Even outside the mainstream political parties, few are calling for Portugal to default on its debts and drop out of the euro. Over at the offices of the CGTP, there is a buzz ahead of the demonstration. The phones are down and email is not working. “This always happens before a big protest,” says one member conspiratorially.
Augusto Praça, international secretary of the union, explains their position. “If you put the question to leave or not to leave the euro, you don’t resolve the problem.” He says it is a false choice facing the Portuguese, the equivalent of asking someone if they want to die this way, or that way. “You say no, I don’t want either. In this crisis, I think there is another way that they are not putting on the table.” The CGTP has proposed a package of measures to increase taxes on capital, rather than employees. One of its suggestions is a financial transactions tax of 0.25%, which it says would raise €2.38bn a year.
Praça seems to epitomise the Portuguese reserve. Although apparently a firebrand union leader, he is softly spoken, with a calm, determined manner. The only time he shows a flash of anger is when asked if he feels sorry for the prime minister, Pedro Passos Coelho. “He is a liar,” he retorts. “He promised many things he didn’t do. He wouldn’t raise taxes, wouldn’t change salaries, wouldn’t create any VAT increases. Nobody believes him today.”
There is a sense of complete distrust in politicians from across the political spectrum. During the protests, people chanted “thieves” at the presidential palace and a taxi driver joked that he would take me to “where the burglars are”, when asked for the parliament building.
Tucking into a plate of sushi in a restaurant opposite the gleaming white Assembleia da República, Marques agrees that people are fed up with politicians. “It is a worrying situation, of course. I think that people elect politicians to get their problems resolved. And for about a decade people have seen almost no positive result from political activity. It is too much time with no clear response to their problems.” But he hails the fact that Portugal has no real far-right party. The extreme left, although strong, is some way from gaining power.
For the time being, it seems that Passos Coelho has averted a political crisis by ceding to the demands of the last protest. The demonstration was triggered by a badly thought-out, badly communicated policy, which met with almost universal opposition. Passos Coelho had proposed to raise employees’ social security contributions from 11% to 18% of salaries – equivalent to the loss of a month’s pay each year – while cutting the same tax for companies by almost 6%. The idea was to cut employers’ costs and make them more competitive.

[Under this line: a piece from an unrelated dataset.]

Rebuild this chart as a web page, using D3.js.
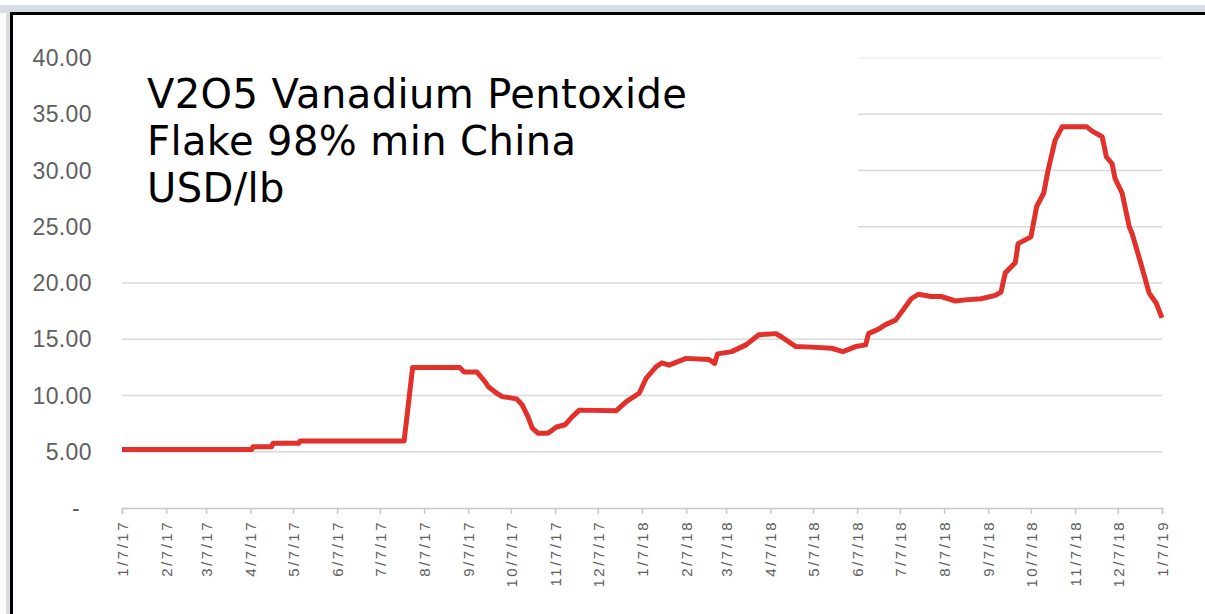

But it was a gift to the unions who immediately claimed the government was “robbing workers to pay their bosses”.
Even the employers’ federations opposed it, saying it would damage morale and further strangle the economy. Sérgio Silva, 41, who runs his own taxi company, put it bluntly. “If this happens, my worker says, ‘Boss you are very lucky, now you will go to the whorehouse with my money.’ But actually my clients will disappear.”
The question now is whether that protest marked a line in the sand; whether this is the point where the mild-mannered Portuguese say enough is enough. Back in Vialonga, Marina’s father thinks, if it has not arrived already, that moment is close. “The thread is pulled very taut at the moment,” he says. “It may break very easily – and very quickly.”